Vendredi 20 avril 2018
Et Beloufa créa le nectar Nahla
1962 et 1979 sont les deux chronotopes majeurs de la postindépendance. Si le premier correspond à la plongée immanente amorcée chez des artistes en phase avec la désaliénation fanonienne, le second synchronise le retour aux sources de salafistes en quête d’ancrages essentialistes susceptibles de servir d’incubateurs à leur future recomposition cultuelle.
Parmi les intellectuels de l’ex-« Mecque » révolutionnaire, seul Farouk Beloufa annonçait l’onde de choc de la mouvance revendicatrice en invitant quelques habitués des salles noires à voir Nahla, son œuvre emblématique sortie dès août 1979. Débarqué trois mois plus tard à Alger-la-Blanche, nous ne pouvions alors comprendre pourquoi des passants croisés le long des trottoirs de la capitale observaient les déambulations d’une personne (nous même) portant souvent une veste kaki. L’énigme se résoudra lorsque que le peintre Larbi Arezki trouvera ultérieurement, dans les archives de l’hebdomadaire Algérie Actualité, une photographie de Yousef Saïeh, acteur circonstanciel mais dont la ressemblance partagée s’avérera évidente lorsque nous assisterons à la séance de rattrapage projetée au niveau de la Cinémathèque de la rue Ben M’hidi.
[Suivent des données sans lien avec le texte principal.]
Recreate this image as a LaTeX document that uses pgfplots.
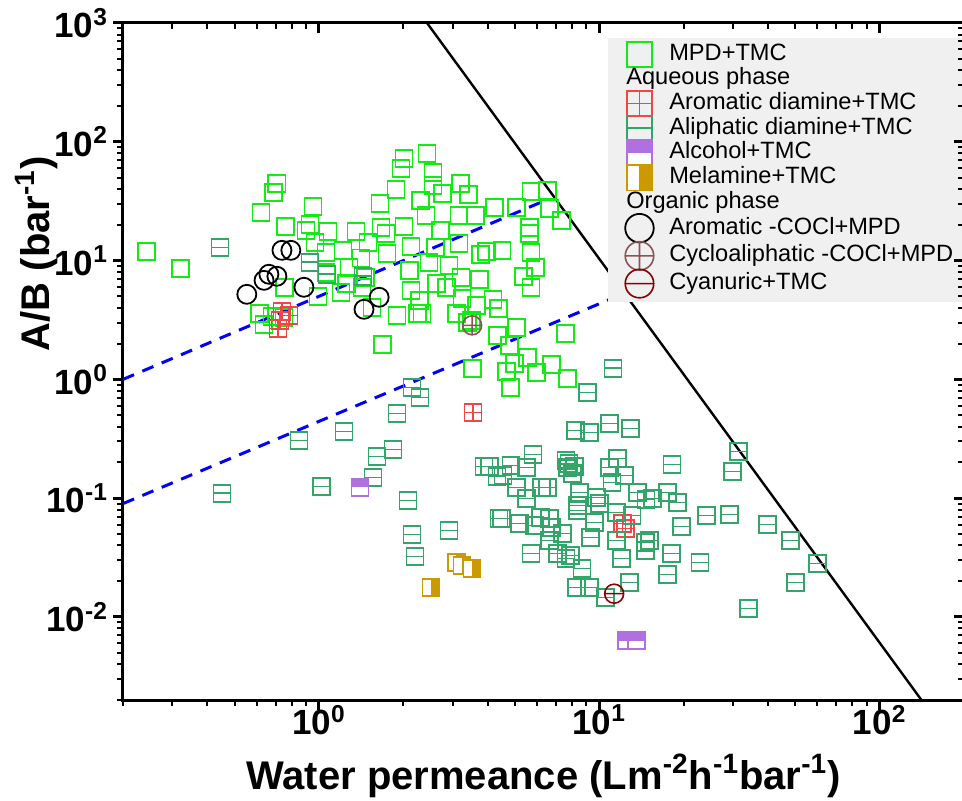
\documentclass[border=0pt]{standalone}
\usepackage{fontspec}
\setmainfont{Liberation Sans}
\usepackage{pgfplots}
\pgfplotsset{compat=1.18}

\definecolor{mpd}{RGB}{20,235,20}
\definecolor{arom}{RGB}{240,70,70}
\definecolor{alip}{RGB}{50,165,105}
\definecolor{alc}{RGB}{176,112,224}
\definecolor{mel}{RGB}{204,153,0}
\definecolor{cyclo}{RGB}{135,85,85}
\definecolor{cyanu}{RGB}{140,0,0}
\definecolor{leggray}{RGB}{240,240,240}

\pgfdeclareplotmark{sqplus}{%
  \pgfpathrectangle{\pgfqpoint{-\pgfplotmarksize}{-\pgfplotmarksize}}{\pgfqpoint{2\pgfplotmarksize}{2\pgfplotmarksize}}%
  \pgfpathmoveto{\pgfqpoint{-\pgfplotmarksize}{0pt}}\pgfpathlineto{\pgfqpoint{\pgfplotmarksize}{0pt}}%
  \pgfpathmoveto{\pgfqpoint{0pt}{-\pgfplotmarksize}}\pgfpathlineto{\pgfqpoint{0pt}{\pgfplotmarksize}}%
  \pgfusepathqstroke}
\pgfdeclareplotmark{sqhline}{%
  \pgfpathrectangle{\pgfqpoint{-\pgfplotmarksize}{-\pgfplotmarksize}}{\pgfqpoint{2\pgfplotmarksize}{2\pgfplotmarksize}}%
  \pgfpathmoveto{\pgfqpoint{-\pgfplotmarksize}{0pt}}\pgfpathlineto{\pgfqpoint{\pgfplotmarksize}{0pt}}%
  \pgfusepathqstroke}
\pgfdeclareplotmark{ominus}{%
  \pgfpathcircle{\pgfpointorigin}{\pgfplotmarksize}%
  \pgfpathmoveto{\pgfqpoint{-\pgfplotmarksize}{0pt}}\pgfpathlineto{\pgfqpoint{\pgfplotmarksize}{0pt}}%
  \pgfusepathqstroke}
\pgfdeclareplotmark{alcsq}{%
  \pgfpathrectangle{\pgfqpoint{-\pgfplotmarksize}{-\pgfplotmarksize}}{\pgfqpoint{2\pgfplotmarksize}{2\pgfplotmarksize}}%
  \pgfsetfillcolor{white}\pgfusepathqfill
  \pgfpathrectangle{\pgfqpoint{-\pgfplotmarksize}{0pt}}{\pgfqpoint{2\pgfplotmarksize}{\pgfplotmarksize}}%
  \pgfsetfillcolor{alc}\pgfusepathqfill
  \pgfpathrectangle{\pgfqpoint{-\pgfplotmarksize}{-\pgfplotmarksize}}{\pgfqpoint{2\pgfplotmarksize}{2\pgfplotmarksize}}%
  \pgfusepathqstroke}
\pgfdeclareplotmark{melsq}{%
  \pgfpathrectangle{\pgfqpoint{-\pgfplotmarksize}{-\pgfplotmarksize}}{\pgfqpoint{2\pgfplotmarksize}{2\pgfplotmarksize}}%
  \pgfsetfillcolor{white}\pgfusepathqfill
  \pgfpathrectangle{\pgfqpoint{0pt}{-\pgfplotmarksize}}{\pgfqpoint{\pgfplotmarksize}{2\pgfplotmarksize}}%
  \pgfsetfillcolor{mel}\pgfusepathqfill
  \pgfpathrectangle{\pgfqpoint{-\pgfplotmarksize}{-\pgfplotmarksize}}{\pgfqpoint{2\pgfplotmarksize}{2\pgfplotmarksize}}%
  \pgfusepathqstroke}

\begin{document}
\begin{tikzpicture}
\useasboundingbox (-61.5pt,-50.5pt) rectangle (419.5pt,350pt);
\begin{axis}[
  scale only axis, width=420.5pt, height=338.5pt,
  xmode=log, ymode=log,
  xmin=0.2, xmax=200, ymin=0.002, ymax=1000,
  xtick={1,10,100},
  minor xtick={0.2,0.3,0.4,0.5,0.6,0.7,0.8,0.9,2,3,4,5,6,7,8,9,20,30,40,50,60,70,80,90,200},
  ytick={0.01,0.1,1,10,100,1000},
  minor ytick={0.002,0.003,0.004,0.005,0.006,0.007,0.008,0.009,0.02,0.03,0.04,0.05,0.06,0.07,0.08,0.09,0.2,0.3,0.4,0.5,0.6,0.7,0.8,0.9,2,3,4,5,6,7,8,9,20,30,40,50,60,70,80,90,200,300,400,500,600,700,800,900},
  major tick length=5pt, minor tick length=3pt,
  major tick style={line width=1.5pt, black},
  minor tick style={line width=1pt, black},
  axis line style={line width=1.5pt},
  tick pos=left, tick align=outside,
  xticklabels={10\textsuperscript{0},10\textsuperscript{1},10\textsuperscript{2}},
  yticklabels={10\textsuperscript{-2},10\textsuperscript{-1},10\textsuperscript{0},10\textsuperscript{1},10\textsuperscript{2},10\textsuperscript{3}},
  tick label style={font=\fontsize{17.5}{20}\selectfont\bfseries},
  xticklabel style={yshift=6pt},
  yticklabel style={xshift=1pt},
  xlabel={Water permeance (Lm\textsuperscript{-2}h\textsuperscript{-1}bar\textsuperscript{-1})},
  xlabel style={at={(axis description cs:0.5,-0.1315)}, anchor=base, font=\fontsize{20}{24}\selectfont\bfseries},
  ylabel={A/B (bar\textsuperscript{-1})},
  ylabel style={at={(axis description cs:-0.0868,0.659)}, anchor=base, font=\fontsize{20}{24}\selectfont\bfseries},
  legend style={at={(0.5767,0.979)}, anchor=north west, fill=leggray, draw=none,
    font=\fontsize{11.8}{12}\selectfont, row sep=-0.4pt, inner xsep=7pt, inner ysep=2pt,
    nodes={inner sep=0.8pt, text height=8.5pt, text depth=2.5pt},
    /tikz/every odd column/.append style={column sep=7pt}},
  legend cell align=left,
  legend image post style={mark options={scale=1.5}},
]
% lines
\addplot[black, line width=1.2pt, forget plot] coordinates {(2.43,1000) (141,0.002)};
\addplot[blue, line width=1.5pt, dash pattern=on 6pt off 4.5pt, forget plot] coordinates {(0.2,1.0) (6.4,32)};
\addplot[blue, line width=1.5pt, dash pattern=on 6pt off 4.5pt, forget plot] coordinates {(0.2,0.09) (11.8,5.1)};

% MPD+TMC
\addplot[only marks, mark=square, mark size=4.25pt, color=mpd, line width=0.9pt] coordinates {
(0.243,12.0) (0.321,8.61) (0.621,25.5) (0.690,37.6) (0.708,44.8) (0.762,19.5)
(0.929,20.2) (0.899,18.0) (0.952,28.7) (0.968,14.3) (1.059,11.7) (1.077,17.7)
(1.218,12.2) (1.356,17.7) (1.496,14.3) (1.28,8.78) (1.413,10.5) (1.651,30.4)
(1.963,60.0) (2.01,72.8) (1.884,39.9) (2.31,32.2) (2.01,19.5) (1.734,17.0)
(1.749,11.5) (1.665,19.1) (2.13,13.2) (2.10,8.28) (1.90,3.46) (1.69,1.97)
(1.546,4.04) (0.756,5.96) (0.992,5.00) (1.198,5.41) (1.425,5.96) (0.615,3.60)
(0.680,3.40) (0.637,2.91) (0.750,3.33) (2.13,5.62) (2.24,3.60) (1.059,7.97)
(2.43,80.2) (2.55,55.5) (2.55,43.1) (3.19,44.8) (3.41,36.2) (3.16,24.1)
(3.61,24.1) (4.22,28.1) (5.06,28.1) (5.71,38.4) (6.52,39.1) (6.63,27.6)
(7.31,21.9) (5.62,19.1) (5.62,17.0) (5.71,11.7) (5.91,8.78) (5.35,7.38)
(5.71,5.96) (4.50,12.2) (3.95,12.0) (3.76,11.3) (2.71,18.0) (3.16,14.0)
(2.60,12.9) (2.47,9.68) (2.91,9.13) (3.21,7.23) (3.73,6.96) (2.62,6.44)
(3.24,4.81) (4.18,4.72) (4.36,3.96) (3.09,3.60) (3.49,3.14) (5.06,2.74)
(4.32,2.35) (4.77,1.93) (7.56,2.44) (5.53,1.53) (5.96,1.15) (6.74,1.34)
(7.69,1.02) (4.97,1.36) (4.66,1.17) (4.81,0.856) (3.52,1.24) (2.33,3.60)
(2.75,36.9) (2.41,24.1) (1.25,6.44) (2.28,4.63) (2.86,5.96) (3.64,4.20)
(3.38,3.02) (1.47,7.23)
};
\addlegendentry{MPD+TMC}
\addlegendimage{empty legend}
\addlegendentry{\hspace*{-21.5pt}Aqueous phase}

% Aromatic diamine+TMC
\addplot[only marks, mark=sqplus, mark size=4.25pt, color=arom, line width=0.8pt] coordinates {
(0.738,3.74) (0.781,3.46) (0.726,3.14) (0.714,2.69) (3.55,0.527) (12.1,0.0612) (12.4,0.0556)
};
\addlegendentry{Aromatic diamine+TMC}

% Aliphatic diamine+TMC
\addplot[only marks, mark=sqhline, mark size=4.25pt, color=alip, line width=0.8pt] coordinates {
(0.443,12.9) (0.929,9.68) (1.068,7.67) (1.436,7.38) (9.06,0.777) (0.451,0.110)
(0.848,0.306) (2.15,0.856) (2.29,0.705) (1.90,0.517) (1.23,0.365) (1.61,0.225)
(1.84,0.257) (1.56,0.149) (1.02,0.1255) (2.08,0.0957) (2.15,0.0494) (2.91,0.0535)
(2.20,0.0323) (3.88,0.185) (4.32,0.152) (4.39,0.0675) (11.2,1.24) (8.21,0.372)
(9.21,0.357) (10.9,0.426) (12.9,0.386) (5.81,0.233) (7.62,0.208) (7.69,0.181)
(8.14,0.185) (8.01,0.162) (7.8,0.195) (11.6,0.216) (10.9,0.181) (12.3,0.155) (11.1,0.136)
(4.85,0.189) (5.49,0.181) (4.05,0.185) (4.54,0.155) (5.06,0.123) (5.49,0.0994)
(6.52,0.123) (6.21,0.123) (8.48,0.112) (9.75,0.101) (13.7,0.112) (14.7,0.0975)
(15.5,0.0994) (8.35,0.0868) (8.35,0.0788) (10.0,0.0902) (9.60,0.0624) (11.5,0.0758)
(13.1,0.0715) (4.47,0.0675) (5.18,0.0612) (5.86,0.0589) (6.63,0.0675) (6.74,0.0566)
(7.38,0.0504) (6.63,0.0440) (5.71,0.0342) (7.08,0.0342) (7.88,0.0329) (9.29,0.0467)
(11.5,0.0440) (12.0,0.0310) (14.6,0.0423) (14.6,0.0362) (12.8,0.0195) (8.28,0.0177)
(9.21,0.0177) (10.5,0.0146) (8.69,0.0256) (7.62,0.0310) (6.16,0.0688) (31.4,0.247)
(29.9,0.168) (18.2,0.192) (17.5,0.112) (19.0,0.092) (24.1,0.0715) (29.1,0.0729)
(19.6,0.0578) (39.8,0.060) (48.1,0.0440) (60.1,0.0282) (50.1,0.0195) (18.1,0.0342)
(22.9,0.0287) (17.5,0.0228) (34.0,0.0118) (15.1,0.0440)
};
\addlegendentry{Aliphatic diamine+TMC}

% Alcohol+TMC
\addplot[only marks, mark=alcsq, mark size=4.25pt, color=alc, line width=0.8pt] coordinates {
(1.40,0.123) (12.5,0.00632) (13.6,0.00632)
};
\addlegendentry{Alcohol+TMC}

% Melamine+TMC
\addplot[only marks, mark=melsq, mark size=4.25pt, color=mel, line width=0.8pt] coordinates {
(3.09,0.0287) (3.24,0.0271) (3.52,0.0256) (2.51,0.0177)
};
\addlegendentry{Melamine+TMC}
\addlegendimage{empty legend}
\addlegendentry{\hspace*{-21.5pt}Organic phase}

% Aromatic -COCl+MPD
\addplot[only marks, mark=o, mark size=4.75pt, color=black, line width=0.9pt] coordinates {
(0.738,12.2) (0.794,12.2) (0.637,6.82) (0.663,7.67) (0.708,7.38) (0.553,5.20)
(0.884,5.96) (1.64,4.91) (1.448,3.89)
};
\addlegendentry{Aromatic -COCl+MPD}

% Cycloaliphatic -COCl+MPD
\addplot[only marks, mark=oplus, mark size=4.75pt, color=cyclo, line width=0.8pt] coordinates {
(3.52,2.85)
};
\addlegendentry{Cycloaliphatic -COCl+MPD}

% Cyanuric+TMC
\addplot[only marks, mark=ominus, mark size=4.75pt, color=cyanu, line width=0.8pt] coordinates {
(11.3,0.0157)
};
\addlegendentry{Cyanuric+TMC}
\end{axis}
\begin{axis}[
  scale only axis, width=420.5pt, height=338.5pt,
  xmode=log, ymode=log,
  xmin=0.2, xmax=200, ymin=0.002, ymax=1000,
  xtick={1,10,100},
  minor xtick={0.2,0.3,0.4,0.5,0.6,0.7,0.8,0.9,2,3,4,5,6,7,8,9,20,30,40,50,60,70,80,90,200},
  ytick={0.01,0.1,1,10,100,1000},
  minor ytick={0.002,0.003,0.004,0.005,0.006,0.007,0.008,0.009,0.02,0.03,0.04,0.05,0.06,0.07,0.08,0.09,0.2,0.3,0.4,0.5,0.6,0.7,0.8,0.9,2,3,4,5,6,7,8,9,20,30,40,50,60,70,80,90,200,300,400,500,600,700,800,900},
  major tick length=5pt, minor tick length=3pt,
  major tick style={line width=1.5pt, black},
  minor tick style={line width=1pt, black},
  axis line style={draw=none},
  tick pos=right, tick align=inside,
  xticklabels={}, yticklabels={},
]
\end{axis}
\end{tikzpicture}
\end{document}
En hommage à l’auteur du long métrage (décédé le 09 avril dernier), voici le bref résumé d’une production réalisée à Beyrouth, cité vivant intensément le schisme confessionnel amorcé en janvier 1975 à la bataille de Kfar Chouba, village frontalier du sud Liban. La séquence initiale commence par un plan serré sur le visage de Nahla, une vedette de la chanson autour de laquelle graviteront la journaliste Maha et l’activiste Hind en prises directes avec une guerre civile qu’imageait sur pellicule l’Algérien Larbi (qu’incarne donc Yousef Saïeh) ; traversant les rues sous les balles, celui-ci assistera, médusé et désemparé, au délitement du cosmopolitisme local et, en parallèle, à l’altération psychique de Nahla. Mentalement fracassée, l’icône médiatique perdra la voix, se décomposera physiquement au fur et mesure que son pays se déchirera, perdra pieds sous les coups de boutoir et secousses telluriques d’un conflit religieux taraudant des corps qui, happés par l’effondrement des sentiments mosaïques, s’enliseront au creux des résonnances labyrinthiques et dichotomiques.
La trame du long métrage oscille entre atermoiements amoureux et nouages fratricides, alterne fiction et documentaire, mêle affrontements de factions, conférences de presse et interviews politiques, détourne ainsi les habituelles conventions ou codes narratifs pour mieux mettre en scènes la violence urbaine et l’instabilité d’individus scrutés à travers le prisme de la contradiction, c’est-à-dire de la complexité. Des trois héroïnes précédemment mentionnées, nous retiendrons particulièrement Hind, la figure archétypale de la lutte palestinienne, cela à cause de l’épisode où Larbi lui dit : «Tu sais, tu ressembles à ces étudiants volontaires, pleins d’enthousiasmes, d’idéalisme et qui vont dans les campagnes aider les paysans des coopératives ».
Accomplies puis délaissées, ces expériences communautaires et militantes de l’Union nationale de la jeunesse algérienne (UNJA) renvoient à l’époque des djounoud du développement, à des utopies ou croyances naïves en partie déconstruites par le reportage Les filles de la révolution.
Monté en janvier 1968 du côté de l’İnstitut national de l’audiovisuel (İNA), le film ne sera jamais diffusé à la Radio télévision algérienne (RTA) probablement parce qu’il montrait une algéroise ôtant son hidjab derrière le pylône d’une artère d’Hydra, parce que Fadéla M’Rabet y dénonçait «la condition scandaleuse faite à la femme dans un pays qui se dit socialiste, l’article 18 de l’avant-projet du code de la famille, les suicides de jeunes fiancées n’acceptant pas le mariage traditionnel», parce que Zohra Sellami, la future épouse d’Ahmed Ben Bella, parlait sans détour de liberté.
Sa coupe de cheveux à la garçonne rappelait celle de Jean Seberg (partenaire de Jean-Paul Belmondo dans À bout de souffle) retrouvée morte le 30 août 1979, soit lorsque Nahla devenait en Algérie le symbole-phare d’une modernité cinématographique que saperont les philistins de la pensée unique entièrement acquis aux préceptes des « Fous de Dieu ».